Stemming from the fact that an important number of INGOs have received funds to implement their HBB projects, the women producing low quality handicraft products became subject to be the ‘beneficiaries’ of the INGOs. Thus, many of them registered their business and underwent training. By providing marketing and entrepreneurship training, without taking into consideration the sellability of the handicraft products, some INGOs have fed further the idea that low quality handicraft is acceptable and can be sold on the market while fostering the hopes for certain women to increase their sales. Mazen Alali mentions:

‘I’ve mentored several women who presented to me low quality handicraft work. Many would think that their work is sellable, and mentioned that they underwent handicraft training organised by NGOs. I strongly think that some of their generated sales came from “pity-buying”; the tendency of some organisations to encourage people buying products not because those are of a great quality and locally produced but rather because the products were made by a poor person, most of the time women or refugees.’

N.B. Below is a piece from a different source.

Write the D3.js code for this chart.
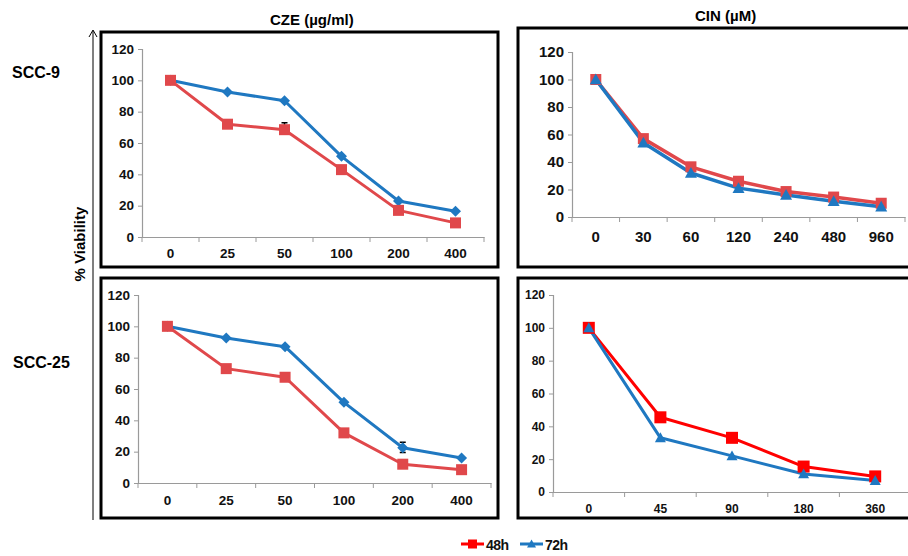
<!DOCTYPE html>
<html>
<head>
<meta charset="utf-8">
<script src="https://cdn.jsdelivr.net/npm/d3@7"></script>
<style>
  body { margin: 0; background: #fff; }
  svg { display: block; font-family: "Liberation Sans", Arial, sans-serif; }
</style>
</head>
<body>
<svg id="chart" width="908" height="556"></svg>
<script>
// ---------------------------------------------
//  Data
// ---------------------------------------------
const czeDoses = ["0", "25", "50", "100", "200", "400"];
const cinDosesScc9 = ["0", "30", "60", "120", "240", "480", "960"];
const cinDosesScc25 = ["0", "45", "90", "180", "360"];
const yTicks = [0, 20, 40, 60, 80, 100, 120];

const scc9Cze48 = [100, 72, 68.5, 43, 17, 9];
const scc9Cze72 = [100, 92.5, 87, 51.5, 23, 16.5];
const scc9Cin48 = [100, 57, 36.5, 26, 18.5, 14.5, 10];
const scc9Cin72 = [100, 54, 32, 21, 16, 11.5, 7.5];
const scc25Cze48 = [100, 73, 67.5, 32, 12, 8.5];
const scc25Cze72 = [100, 92.5, 87, 51.5, 22.5, 16];
const scc25Cin48 = [100, 45.5, 33, 15.5, 9.5];
const scc25Cin72 = [100, 33, 22, 11, 7];

// error bars: [category index, low, high]
const scc9Cze48Err = [[2, 66, 73]];
const scc25Cze72Err = [[4, 19.5, 26]];

const seriesNames = ["48h", "72h"];

const red = "#e0484b";
const brightRed = "#ff0000";
const blue = "#1f78c1";
const axisGray = "#9a9a9a";

const svg = d3.select("#chart");

// ---------------------------------------------
//  Frames, titles and side labels
// ---------------------------------------------
const frames = [
  { x: 101, y: 32, w: 397, h: 235 },
  { x: 518, y: 28, w: 400, h: 239 },
  { x: 101, y: 278, w: 397, h: 240 },
  { x: 518, y: 278, w: 400, h: 240 }
];
svg.selectAll("rect.frame")
  .data(frames)
  .enter()
  .append("rect")
  .attr("class", "frame")
  .attr("x", d => d.x)
  .attr("y", d => d.y)
  .attr("width", d => d.w)
  .attr("height", d => d.h)
  .attr("fill", "none")
  .attr("stroke", "#000")
  .attr("stroke-width", 3);

svg.append("text")
  .attr("x", 270).attr("y", 25)
  .attr("font-size", 15).attr("font-weight", "bold")
  .text("CZE (µg/ml)");

svg.append("text")
  .attr("x", 695).attr("y", 21)
  .attr("font-size", 15).attr("font-weight", "bold")
  .text("CIN (µM)");

svg.append("text")
  .attr("x", 12).attr("y", 78)
  .attr("font-size", 16).attr("font-weight", "bold")
  .text("SCC-9");

svg.append("text")
  .attr("x", 13).attr("y", 368)
  .attr("font-size", 16).attr("font-weight", "bold")
  .text("SCC-25");

// vertical arrow with % Viability
svg.append("line")
  .attr("x1", 93).attr("y1", 31)
  .attr("x2", 93).attr("y2", 520)
  .attr("stroke", "#000").attr("stroke-width", 1);
svg.append("path")
  .attr("d", "M89,37 L93,30 L97,37")
  .attr("fill", "none").attr("stroke", "#000").attr("stroke-width", 1);

svg.append("text")
  .attr("transform", "translate(85,244) rotate(-90)")
  .attr("text-anchor", "middle")
  .attr("font-size", 15).attr("font-weight", "bold")
  .text("% Viability");

// ---------------------------------------------
//  Panel drawing
// ---------------------------------------------
function marker(g, kind, size, color) {
  const h = size / 2;
  if (kind === "square") {
    g.append("rect")
      .attr("x", -h).attr("y", -h)
      .attr("width", size).attr("height", size)
      .attr("fill", color);
  } else if (kind === "diamond") {
    g.append("path")
      .attr("d", `M0,${-h}L${h},0L0,${h}L${-h},0Z`)
      .attr("fill", color);
  } else {
    g.append("path")
      .attr("d", `M0,${-h}L${h},${h * 0.8}L${-h},${h * 0.8}Z`)
      .attr("fill", color);
  }
}

function drawPanel(p) {
  const x = d3.scaleBand().domain(p.cats).range([p.left, p.right]);
  const y = d3.scaleLinear().domain([0, 120]).range([p.bottom, p.top]);
  const g = svg.append("g");

  // y axis
  const yAxis = g.append("g")
    .attr("transform", `translate(${p.left},0)`)
    .call(d3.axisLeft(y).tickValues(yTicks).tickSize(4).tickPadding(p.yPad));
  yAxis.select(".domain").attr("stroke", axisGray).attr("stroke-width", 1.2);
  yAxis.selectAll(".tick line").attr("stroke", axisGray);
  yAxis.selectAll(".tick text")
    .attr("fill", "#111")
    .attr("font-size", p.yFont)
    .attr("font-weight", "bold")
    .attr("font-family", "Liberation Sans, Arial, sans-serif");

  // x axis: labels at band centres, ticks at band edges
  const xAxis = g.append("g")
    .attr("transform", `translate(0,${p.bottom})`)
    .call(d3.axisBottom(x).tickSize(0).tickPadding(p.xPad));
  xAxis.select(".domain").attr("stroke", axisGray).attr("stroke-width", 1.2);
  xAxis.selectAll(".tick text")
    .attr("fill", "#111")
    .attr("font-size", p.xFont)
    .attr("font-weight", "bold")
    .attr("font-family", "Liberation Sans, Arial, sans-serif");
  const edges = p.cats.map(c => x(c)).concat([p.right]);
  g.selectAll("line.xt")
    .data(edges)
    .enter()
    .append("line")
    .attr("x1", d => d).attr("x2", d => d)
    .attr("y1", p.bottom).attr("y2", p.bottom + 5)
    .attr("stroke", axisGray);

  const cx = i => x(p.cats[i]) + x.bandwidth() / 2;
  const line = d3.line().x((d, i) => cx(i)).y(d => y(d));

  p.series.forEach(s => {
    g.append("path")
      .datum(s.values)
      .attr("d", line)
      .attr("fill", "none")
      .attr("stroke", s.color)
      .attr("stroke-width", p.lineWidth)
      .attr("stroke-linejoin", "round");
  });

  p.series.forEach(s => {
    (s.errors || []).forEach(e => {
      const ex = cx(e[0]);
      g.append("path")
        .attr("d", `M${ex - 3},${y(e[2])}H${ex + 3}M${ex},${y(e[2])}V${y(e[1])}M${ex - 3},${y(e[1])}H${ex + 3}`)
        .attr("stroke", "#000").attr("stroke-width", 1.5).attr("fill", "none");
    });
    s.values.forEach((v, i) => {
      const mg = g.append("g").attr("transform", `translate(${cx(i)},${y(v)})`);
      marker(mg, s.shape, s.size, s.color);
    });
  });
}

// top-left: SCC-9, CZE
drawPanel({
  cats: czeDoses, left: 142, right: 484, top: 49, bottom: 237,
  yFont: 13.5, xFont: 13.5, yPad: 4, xPad: 11, lineWidth: 3,
  series: [
    { values: scc9Cze72, color: blue, shape: "diamond", size: 11 },
    { values: scc9Cze48, color: red, shape: "square", size: 11, errors: scc9Cze48Err }
  ]
});

// top-right: SCC-9, CIN
drawPanel({
  cats: cinDosesScc9, left: 572, right: 905, top: 52, bottom: 217,
  yFont: 15, xFont: 15, yPad: 4, xPad: 14, lineWidth: 3.5,
  series: [
    { values: scc9Cin48, color: red, shape: "square", size: 11 },
    { values: scc9Cin72, color: blue, shape: "triangle", size: 12 }
  ]
});

// bottom-left: SCC-25, CZE
drawPanel({
  cats: czeDoses, left: 138, right: 491, top: 295, bottom: 483,
  yFont: 13.5, xFont: 13.5, yPad: 4, xPad: 12, lineWidth: 3,
  series: [
    { values: scc25Cze72, color: blue, shape: "diamond", size: 11, errors: scc25Cze72Err },
    { values: scc25Cze48, color: red, shape: "square", size: 11 }
  ]
});

// bottom-right: SCC-25, CIN
drawPanel({
  cats: cinDosesScc25, left: 553, right: 911, top: 295, bottom: 492,
  yFont: 12, xFont: 12, yPad: 4, xPad: 12.5, lineWidth: 3,
  series: [
    { values: scc25Cin48, color: brightRed, shape: "square", size: 12 },
    { values: scc25Cin72, color: blue, shape: "triangle", size: 11 }
  ]
});

// ---------------------------------------------
//  Legend
// ---------------------------------------------
const legend = svg.append("g").attr("transform", "translate(461,544)");
const legendItems = [
  { name: seriesNames[0], color: brightRed, shape: "square", dx: 0 },
  { name: seriesNames[1], color: blue, shape: "triangle", dx: 59 }
];
legendItems.forEach(d => {
  const item = legend.append("g").attr("transform", `translate(${d.dx},0)`);
  item.append("line")
    .attr("x1", 0).attr("x2", 23).attr("y1", 0).attr("y2", 0)
    .attr("stroke", d.color).attr("stroke-width", 3);
  const mg = item.append("g").attr("transform", "translate(11.5,0)");
  marker(mg, d.shape, 9, d.color);
  item.append("text")
    .attr("x", 25).attr("y", 5.5)
    .attr("font-size", 14).attr("font-weight", "bold")
    .attr("fill", "#111")
    .attr("textLength", 23)
    .text(d.name);
});
</script>
</body>
</html>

An important number of participants ended up being disappointed by seeing their sales remaining the same. The rest of the participants who would attend such training are usually rather motivated by the delivered certificate or the subsidiaries they can potentially receive from the INGOs. There are some exceptions but the participants who would benefit truly from these services are the ones who already have products that can compete on the market; they are a minority amongst the participants. A community development worker, who implemented projects related to HBBs, states:

‘I couldn’t see at the end of the projects any beneficiaries generating sustainable income. At the beginning of the projects, it happened that women were taught by a trainer how to make soaps, however, without taking into consideration what types of products or designs truly sell on the market. It was a vicious circle: the women were taught obsolete knowledge while having the staff of our organisation, field workers and trainers, assuring them that their work was great and sellable.’

Although many women work in the handicraft field in Jordan, the majority do not generate or increase their income due to the massive and persistent production of items not matching the market standards. The fabrication of such products is mainly due to the difference of tastes and the mujamale culture that induces the idea that any work is outstanding, and hence limits the creativity of the women, who then tend to copy each other’s low quality crafted items. Instead of trying to revitalise the true know-how and explaining market standards, several INGOs have contributed to the spread and production of the low quality craft products on the market.

Women creators face many other obstacles to the development of their products (lack of financial resources to buy raw material, dependence on imported material etc.). It is essential to start understanding the aspirations of each woman, and perhaps many of them would drastically enhance their work or would dedicate themselves to different professional activities that would suit them better. However, for women to feel truly accomplished, passionate, and excel at what they are doing, they should first be able to express and reflect on themselves freely – without people or entities deciding for them and far from their daily mental charge and chores.